For the past 10 years, Ashleigh DeLuca has helped pay tuition for a group of students in West Africa, helping three of them graduate from high school.
Those students now have their sights set on earning college degrees in the United States, and DeLuca, formerly of Glen Cove, is determined to get them there.
After graduating from high school in 2008, DeLuca, then 17, traveled to Gambia to teach English. She taught about 50 sixth-grade students in a crowded classroom in Makumbaya, a rural village with no running water or electricity, DeLuca said.
“I saw the families and kids, so I knew what they were up against,” said DeLuca, 27, who now lives in Washington, D.C. but regularly visits her family in Smithtown. “They couldn’t afford for their priority to be the education of their children. Education was a luxury.”
She was struck by the poverty in the village but inspired by 16 particularly bright and dedicated students, she said. They were all expected to cook and clean and work to support their families and would then complete their homework late at night by candlelight, DeLuca said.
“That really took me aback,” she said. “I wanted to foster that and keep them on the right path, but I knew money was the primary obstacle.”
Before DeLuca left, after almost a year of teaching in the village, she made a deal with those 16 students and their families. If they remained in school, she would pay for their tuition until they graduated from high school.
DeLuca created the Starling Sponsorship Program as a freshman at George Washington University, studying communications. Through the program, families, many from Long Island, sponsored one of DeLuca’s former students, paying between $60 and $100 annually in tuition and transportation costs for each child.
Over the years, some students had to leave school to go to work, some married and one student died of malaria, DeLuca said.
Three graduated with their degrees, twins Awa and Adama Jarju and Penda Jallow, all 23.
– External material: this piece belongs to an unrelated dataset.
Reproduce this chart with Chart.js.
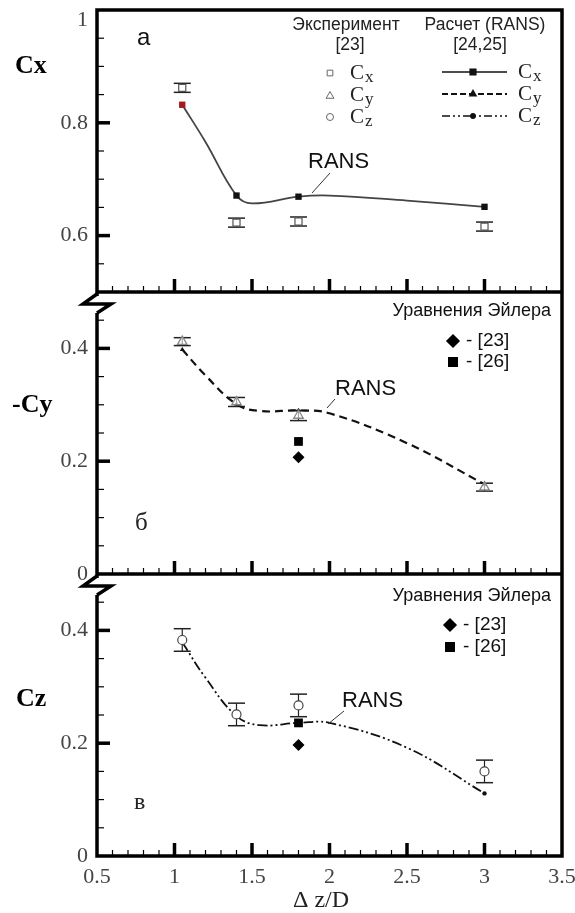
<!DOCTYPE html>
<html>
<head>
<meta charset="utf-8">
<script src="https://cdn.jsdelivr.net/npm/chart.js@4.4.0/dist/chart.umd.min.js"></script>
<style>
  html, body { margin: 0; padding: 0; background: #fff; }
  #wrap { position: relative; width: 575px; height: 913px; }
</style>
</head>
<body>
<div id="wrap"><canvas id="coeffChart" width="575" height="913"></canvas></div>
<script>
// Spacing dz/D
const ransX = [1.05, 1.4, 1.8, 3.0];
const expX = [1.05, 1.4, 1.8, 3.0];
const eulerX = [1.8];

// RANS curves (markers only at ransX)
const cxCurveX = [1.05, 1.2, 1.4, 1.5, 1.8, 2.0, 2.5, 3.0];
const cxCurve = [0.832, 0.766, 0.671, 0.657, 0.669, 0.671, 0.662, 0.651];
const cyzCurveX = [1.05, 1.2, 1.4, 1.55, 1.8, 2.0, 2.5, 3.0];
const cyCurve = [0.398, 0.352, 0.301, 0.289, 0.290, 0.285, 0.232, 0.159];
const czCurve = [0.379, 0.316, 0.248, 0.232, 0.236, 0.236, 0.192, 0.111];

// Panel a - Cx
const ransCx = [0.832, 0.671, 0.669, 0.651];
const expCx = [0.862, 0.623, 0.625, 0.616];
const expCxErr = [0.008, 0.008, 0.008, 0.008];

// Panel b - (-Cy)
const ransCy = [0.398, 0.301, 0.290, 0.159];
const expCy = [0.412, 0.305, 0.281, 0.154];
const expCyErr = [0.007, 0.008, 0.009, 0.007];
const eulerCy23 = [0.207];
const eulerCy26 = [0.235];

// Panel c - Cz
const ransCz = [0.379, 0.248, 0.236, 0.111];
const expCz = [0.383, 0.251, 0.267, 0.150];
const expCzErr = [0.020, 0.020, 0.020, 0.020];
const eulerCz23 = [0.197];
const eulerCz26 = [0.236];

// Tick labels
const xTickLabels = [0.5, 1, 1.5, 2, 2.5, 3, 3.5];
const cxTickLabels = [0.6, 0.8, 1];
const cyzTickLabels = [0, 0.2, 0.4];

const SERIF = "'Liberation Serif', 'Times New Roman', serif";
const SANS = "'Liberation Sans', Arial, sans-serif";

function pts(xs, ys) {
  return xs.map((x, i) => ({ x: x, y: ys[i] }));
}

function inList(v, list) {
  return list.some(l => Math.abs(l - v) < 1e-6);
}

function fmt(v) {
  return String(Math.round(v * 10) / 10);
}

// one small dataset per error bar, caps are 'line' point markers
function errorBars(xs, ys, errs, axis) {
  return xs.map((x, i) => ({
    data: [{ x: x, y: ys[i] - errs[i] }, { x: x, y: ys[i] + errs[i] }],
    yAxisID: axis,
    showLine: true,
    borderColor: '#222',
    borderWidth: 1.2,
    pointStyle: 'line',
    pointRadius: 8.5,
    pointBorderColor: '#222',
    pointBorderWidth: 1.5,
    order: 5
  }));
}

function curve(xs, ys, axis, color, width, dash) {
  return {
    data: pts(xs, ys), yAxisID: axis, showLine: true, tension: 0.4,
    borderColor: color, borderWidth: width, borderDash: dash,
    pointRadius: 0, order: 3
  };
}

function yAxis(min, max, labels) {
  return {
    type: 'linear',
    position: 'left',
    stack: 'panels',
    stackWeight: 1,
    min: min,
    max: max,
    ticks: {
      stepSize: 0.05,
      autoSkip: false,
      padding: 9,
      color: '#444',
      font: { family: SERIF, size: 22, lineHeight: 0.9 },
      callback: v => {
        if (!inList(v, labels)) return '';
        // top label sits a little inside the panel
        if (Math.abs(v - max) < 1e-6) return ['', fmt(v)];
        return fmt(v);
      }
    },
    grid: { display: false, drawTicks: false },
    border: { display: false },
    afterFit: s => { s.width = 97; s.paddingTop = 0; s.paddingBottom = 0; }
  };
}

// frame, inward ticks and axis breaks
const framePlugin = {
  id: 'framePlugin',
  afterDraw(chart) {
    const ctx = chart.ctx;
    const area = chart.chartArea;
    const xs = chart.scales.x;
    const panels = [
      { sc: chart.scales.y1, labels: cxTickLabels },
      { sc: chart.scales.y2, labels: cyzTickLabels },
      { sc: chart.scales.y3, labels: cyzTickLabels }
    ];
    ctx.save();
    ctx.strokeStyle = '#000';

    panels.forEach(p => {
      // y ticks
      p.sc.ticks.forEach(t => {
        if (t.value <= p.sc.min + 1e-6 || t.value >= p.sc.max - 1e-6) return;
        const y = p.sc.getPixelForValue(t.value);
        const major = inList(t.value, p.labels);
        ctx.lineWidth = major ? 3.5 : 1.2;
        ctx.beginPath();
        ctx.moveTo(area.left, y);
        ctx.lineTo(area.left + (major ? 13 : 7), y);
        ctx.stroke();
      });
      // x ticks along the panel bottom
      xs.ticks.forEach(t => {
        if (t.value <= xs.min + 1e-6 || t.value >= xs.max - 1e-6) return;
        const x = xs.getPixelForValue(t.value);
        const major = inList(t.value, xTickLabels);
        ctx.lineWidth = major ? 3.5 : 1.2;
        ctx.beginPath();
        ctx.moveTo(x, p.sc.bottom);
        ctx.lineTo(x, p.sc.bottom - (major ? 13 : 6));
        ctx.stroke();
      });
    });

    // outer frame and panel separators
    ctx.lineWidth = 3.5;
    ctx.lineCap = 'square';
    ctx.beginPath();
    ctx.moveTo(area.left, area.top);
    ctx.lineTo(area.right, area.top);
    ctx.moveTo(area.left, area.top);
    ctx.lineTo(area.left, area.bottom);
    ctx.moveTo(area.right, area.top);
    ctx.lineTo(area.right, area.bottom);
    panels.forEach(p => {
      ctx.moveTo(area.left, p.sc.bottom);
      ctx.lineTo(area.right, p.sc.bottom);
    });
    ctx.stroke();

    // axis break marks below panels a and b
    ctx.lineCap = 'butt';
    ctx.lineJoin = 'miter';
    [chart.scales.y1.bottom, chart.scales.y2.bottom].forEach(by => {
      const bx = area.left;
      ctx.fillStyle = '#fff';
      ctx.fillRect(bx - 3, by + 4, 6, 17);
      ctx.lineWidth = 3.5;
      ctx.beginPath();
      ctx.moveTo(bx, by + 2);
      ctx.lineTo(bx - 14, by + 12);
      ctx.lineTo(bx + 14, by + 12);
      ctx.lineTo(bx, by + 21);
      ctx.stroke();
    });
    ctx.restore();
  }
};

function drawSymbol(ctx, style, r, x, y, fill, stroke, bw) {
  ctx.fillStyle = fill;
  ctx.strokeStyle = stroke;
  Chart.helpers.drawPoint(ctx, { pointStyle: style, radius: r, borderWidth: bw, rotation: 0 }, x, y);
}

function text(ctx, str, x, y, font, align, color) {
  ctx.font = font;
  ctx.textAlign = align || 'left';
  ctx.textBaseline = 'middle';
  ctx.fillStyle = color || '#000';
  ctx.fillText(str, x, y);
}

function subLabel(ctx, main, sub, x, y) {
  ctx.fillStyle = '#222';
  ctx.textAlign = 'left';
  ctx.textBaseline = 'alphabetic';
  ctx.font = '21px ' + SERIF;
  ctx.fillText(main, x, y + 7);
  const w = ctx.measureText(main).width;
  ctx.font = '17px ' + SERIF;
  ctx.fillText(sub, x + w + 1, y + 10);
}

function leader(ctx, x1, y1, x2, y2) {
  ctx.strokeStyle = '#333';
  ctx.lineWidth = 1;
  ctx.setLineDash([]);
  ctx.beginPath();
  ctx.moveTo(x1, y1);
  ctx.lineTo(x2, y2);
  ctx.stroke();
}

// titles, panel letters, legends and notes
const notesPlugin = {
  id: 'notesPlugin',
  afterDraw(chart) {
    const ctx = chart.ctx;
    ctx.save();
    const bold = 'bold 26px ' + SERIF;
    text(ctx, 'Cx', 15, 66, bold);
    text(ctx, '-Cy', 12, 405, bold);
    text(ctx, 'Cz', 16, 699, bold);

    text(ctx, 'а', 137, 38, '24px ' + SANS, 'left', '#111');
    text(ctx, 'б', 135, 523, '25px ' + SERIF, 'left', '#222');
    text(ctx, 'в', 134, 803, '24px ' + SERIF, 'left', '#222');

    text(ctx, 'Δ z/D', 321, 901, '24px ' + SERIF, 'center', '#222');

    // legend, panel a
    const lf = '17.5px ' + SANS;
    text(ctx, 'Эксперимент', 346, 25, lf, 'center', '#222');
    text(ctx, '[23]', 350, 45, lf, 'center', '#222');
    text(ctx, 'Расчет (RANS)', 485, 25, lf, 'center', '#222');
    text(ctx, '[24,25]', 480, 45, lf, 'center', '#222');

    drawSymbol(ctx, 'rect', 4, 330, 73, '#fff', '#666', 1);
    drawSymbol(ctx, 'triangle', 4.5, 330, 96, '#fff', '#666', 1);
    drawSymbol(ctx, 'circle', 3.5, 330, 117, '#fff', '#666', 1);
    subLabel(ctx, 'C', 'x', 350, 72);
    subLabel(ctx, 'C', 'y', 350, 94);
    subLabel(ctx, 'C', 'z', 350, 116);

    const lines = [
      { y: 72, dash: [], w: 1.5, style: 'rect', r: 4 },
      { y: 94, dash: [6, 3], w: 2, style: 'triangle', r: 3 },
      { y: 116, dash: [8, 3, 2, 3, 2, 3], w: 1.5, style: 'circle', r: 2.2 }
    ];
    lines.forEach(l => {
      ctx.strokeStyle = '#111';
      ctx.lineWidth = l.w;
      ctx.setLineDash(l.dash);
      ctx.beginPath();
      ctx.moveTo(442, l.y);
      ctx.lineTo(507, l.y);
      ctx.stroke();
      ctx.setLineDash([]);
      drawSymbol(ctx, l.style, l.r, 473, l.y, '#111', '#111', 1);
    });
    subLabel(ctx, 'C', 'x', 518, 71);
    subLabel(ctx, 'C', 'y', 518, 93);
    subLabel(ctx, 'C', 'z', 518, 115);

    // legends, panels b and c
    const ef = '18px ' + SANS;
    [{ top: 311, d: 341, s: 362, x: 453 }, { top: 596, d: 625, s: 647, x: 450 }].forEach(g => {
      text(ctx, 'Уравнения Эйлера', 551, g.top, ef, 'right', '#111');
      drawSymbol(ctx, 'rectRot', 6, g.x, g.d, '#000', '#000', 1);
      drawSymbol(ctx, 'rect', 6, g.x, g.s, '#000', '#000', 1);
      text(ctx, '- [23]', g.x + 13, g.d, '19px ' + SANS, 'left', '#111');
      text(ctx, '- [26]', g.x + 13, g.s, '19px ' + SANS, 'left', '#111');
    });

    // RANS notes with leader lines
    const rf = '22px ' + SANS;
    text(ctx, 'RANS', 308, 162, rf, 'left', '#111');
    leader(ctx, 330, 173, 312, 193);
    text(ctx, 'RANS', 335, 389, rf, 'left', '#111');
    leader(ctx, 335, 399, 327, 408);
    text(ctx, 'RANS', 342, 701, rf, 'left', '#111');
    leader(ctx, 344, 711, 328, 724);
    ctx.restore();
  }
};

const datasets = [
  // panel a
  curve(cxCurveX, cxCurve, 'y1', '#444', 1.8, []),
  {
    data: pts(ransX, ransCx), yAxisID: 'y1', showLine: false,
    pointStyle: 'rect', pointRadius: 4.5, pointBorderWidth: 0,
    pointBackgroundColor: ransX.map((x, i) => i === 0 ? '#a31b1b' : '#111'),
    order: 2
  },
  {
    data: pts(expX, expCx), yAxisID: 'y1', showLine: false,
    pointStyle: 'rect', pointRadius: 5, pointBackgroundColor: '#fff',
    pointBorderColor: '#555', pointBorderWidth: 1.2, order: 1
  },
  ...errorBars(expX, expCx, expCxErr, 'y1'),

  // panel b
  curve(cyzCurveX, cyCurve, 'y2', '#111', 2.2, [8, 5]),
  {
    data: pts(ransX, ransCy), yAxisID: 'y2', showLine: false,
    pointStyle: 'triangle', pointRadius: 2.8, pointBorderWidth: 0,
    pointBackgroundColor: '#111', order: 2
  },
  {
    data: pts(expX, expCy), yAxisID: 'y2', showLine: false,
    pointStyle: 'triangle', pointRadius: 5.5, pointBackgroundColor: 'rgba(255,255,255,0.6)',
    pointBorderColor: '#888', pointBorderWidth: 1.3, order: 1
  },
  ...errorBars(expX, expCy, expCyErr, 'y2'),
  {
    data: pts(eulerX, eulerCy23), yAxisID: 'y2', showLine: false,
    pointStyle: 'rectRot', pointRadius: 6, pointBackgroundColor: '#000',
    pointBorderWidth: 0, order: 1
  },
  {
    data: pts(eulerX, eulerCy26), yAxisID: 'y2', showLine: false,
    pointStyle: 'rect', pointRadius: 6.2, pointBackgroundColor: '#000',
    pointBorderWidth: 0, order: 1
  },

  // panel c
  curve(cyzCurveX, czCurve, 'y3', '#111', 1.8, [10, 3, 2, 3, 2, 3]),
  {
    data: pts(ransX, ransCz), yAxisID: 'y3', showLine: false,
    pointStyle: 'circle', pointRadius: 2.2, pointBorderWidth: 0,
    pointBackgroundColor: '#111', order: 2
  },
  {
    data: pts(expX, expCz), yAxisID: 'y3', showLine: false,
    pointStyle: 'circle', pointRadius: 4.5, pointBackgroundColor: '#fff',
    pointBorderColor: '#444', pointBorderWidth: 1.2, order: 1
  },
  ...errorBars(expX, expCz, expCzErr, 'y3'),
  {
    data: pts(eulerX, eulerCz23), yAxisID: 'y3', showLine: false,
    pointStyle: 'rectRot', pointRadius: 6, pointBackgroundColor: '#000',
    pointBorderWidth: 0, order: 1
  },
  {
    data: pts(eulerX, eulerCz26), yAxisID: 'y3', showLine: false,
    pointStyle: 'rect', pointRadius: 6.2, pointBackgroundColor: '#000',
    pointBorderWidth: 0, order: 0
  }
];

new Chart(document.getElementById('coeffChart'), {
  type: 'scatter',
  data: { datasets: datasets },
  options: {
    responsive: false,
    animation: false,
    devicePixelRatio: 1,
    events: [],
    layout: { padding: { left: 0, top: 9, right: 13, bottom: 0 } },
    plugins: { legend: { display: false }, tooltip: { enabled: false } },
    scales: {
      x: {
        type: 'linear',
        min: 0.5,
        max: 3.5,
        ticks: {
          stepSize: 0.1,
          autoSkip: false,
          maxRotation: 0,
          padding: 8,
          color: '#444',
          font: { family: SERIF, size: 22 },
          callback: v => inList(v, xTickLabels) ? fmt(v) : ''
        },
        grid: { display: false, drawTicks: false },
        border: { display: false },
        afterFit: s => { s.height = 57; s.paddingLeft = 0; s.paddingRight = 0; }
      },
      // stacked left axes are laid out last-defined first, so c, b, a
      y3: yAxis(0, 0.5, cyzTickLabels),
      y2: yAxis(0, 0.5, cyzTickLabels),
      y1: yAxis(0.5, 1.0, cxTickLabels)
    }
  },
  plugins: [framePlugin, notesPlugin]
});
</script>
</body>
</html>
“I thought, ‘Wow, they did it,’” DeLuca said. “I was so proud and happy that they had that drive to make it through.”
Now that they had earned their high school diplomas, the three students wrote to DeLuca one day to ask if she would help them get to an American college. Jallow wrote about her hope to study nursing and eventually start her own mobile medical unit in Gambia. Adama Jarju wanted to study computer science and Awa to study business.
“ ‘Dunya munoy maccoro’ is a phrase in Mandinka, my native language, which means the world is about helping one another,” Jallow said in a news release from the Starling Sponsorship Program. “I want to do my best to help the same neighbors who have helped me.”
Unlike what she had done 10 years ago, DeLuca said she couldn’t promise them anything but she’d do everything she could to help them study in the United States.
She paid about $500 for application fees and for the students to take their SATs. They were accepted to six schools but ultimately decided on St. Thomas Aquinas in upstate Sparkill, DeLuca said.
Jallow, Awa and Adama Jarju have been awarded partial scholarships, covering about half of their tuition, DeLuca said. But to cover four years of school, housing and other expenses she needs to raise $270,000 before the semester begins in August, DeLuca said.
So far she’s raised about $6,000 through a GoFundMe page and is planning fundraising events. She’s a long way off from her goal, but DeLuca said she’s still hopeful.
“I’ve heard their dreams,” DeLuca said. “They came from a village with no running water and no electricity and despite everything they’ve been through, they have not given up hope.”